TASK GOAL: Please print exactly the lines below, from the start of the material up to and including the line with "6.58, 0.00, 8.23]", but none of the pictures.

RECORDED INFORMATION:
==========

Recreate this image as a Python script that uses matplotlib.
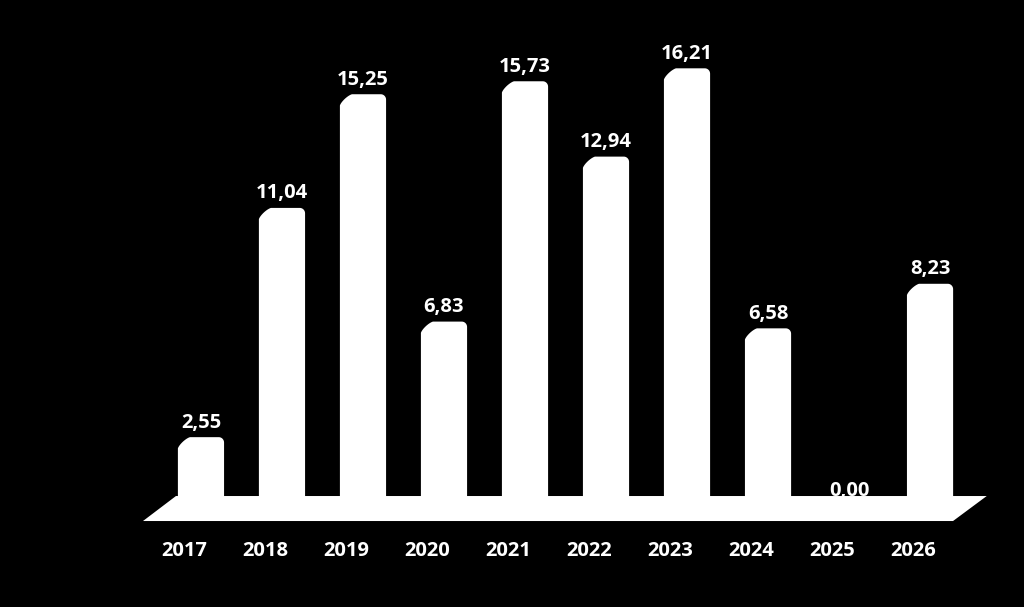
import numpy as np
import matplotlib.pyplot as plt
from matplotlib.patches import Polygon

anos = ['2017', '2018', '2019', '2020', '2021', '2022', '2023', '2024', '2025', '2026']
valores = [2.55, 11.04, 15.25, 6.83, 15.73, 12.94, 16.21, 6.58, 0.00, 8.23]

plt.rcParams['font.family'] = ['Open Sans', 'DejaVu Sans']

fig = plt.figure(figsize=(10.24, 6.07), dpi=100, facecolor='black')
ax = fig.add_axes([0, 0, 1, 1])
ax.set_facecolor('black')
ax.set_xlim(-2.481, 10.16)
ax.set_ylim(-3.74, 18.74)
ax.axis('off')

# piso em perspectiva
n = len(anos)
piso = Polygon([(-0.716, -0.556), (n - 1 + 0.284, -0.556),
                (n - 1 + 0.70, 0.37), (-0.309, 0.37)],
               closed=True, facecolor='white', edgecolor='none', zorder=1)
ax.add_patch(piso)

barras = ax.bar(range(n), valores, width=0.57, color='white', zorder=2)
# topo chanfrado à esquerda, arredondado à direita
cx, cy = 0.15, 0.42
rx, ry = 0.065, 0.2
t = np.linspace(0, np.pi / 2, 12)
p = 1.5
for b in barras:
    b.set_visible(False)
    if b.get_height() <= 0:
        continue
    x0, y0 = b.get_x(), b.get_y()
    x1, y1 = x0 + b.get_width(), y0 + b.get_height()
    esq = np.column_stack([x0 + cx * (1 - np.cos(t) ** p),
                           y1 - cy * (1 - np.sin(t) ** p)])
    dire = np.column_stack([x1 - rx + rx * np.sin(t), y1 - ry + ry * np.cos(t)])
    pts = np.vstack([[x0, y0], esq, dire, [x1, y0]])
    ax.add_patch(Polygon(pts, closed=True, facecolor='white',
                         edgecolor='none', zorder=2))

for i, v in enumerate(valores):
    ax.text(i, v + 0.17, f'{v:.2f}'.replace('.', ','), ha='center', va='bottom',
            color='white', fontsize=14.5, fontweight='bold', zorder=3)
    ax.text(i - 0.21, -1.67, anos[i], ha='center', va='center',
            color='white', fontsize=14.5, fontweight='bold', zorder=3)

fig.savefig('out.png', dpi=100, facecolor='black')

==========

TASK RESULT:
Recreate this image as a Python script that uses matplotlib.
import numpy as np
import matplotlib.pyplot as plt
from matplotlib.patches import Polygon

anos = ['2017', '2018', '2019', '2020', '2021', '2022', '2023', '2024', '2025', '2026']
valores = [2.55, 11.04, 15.25, 6.83, 15.73, 12.94, 16.21, 6.58, 0.00, 8.23]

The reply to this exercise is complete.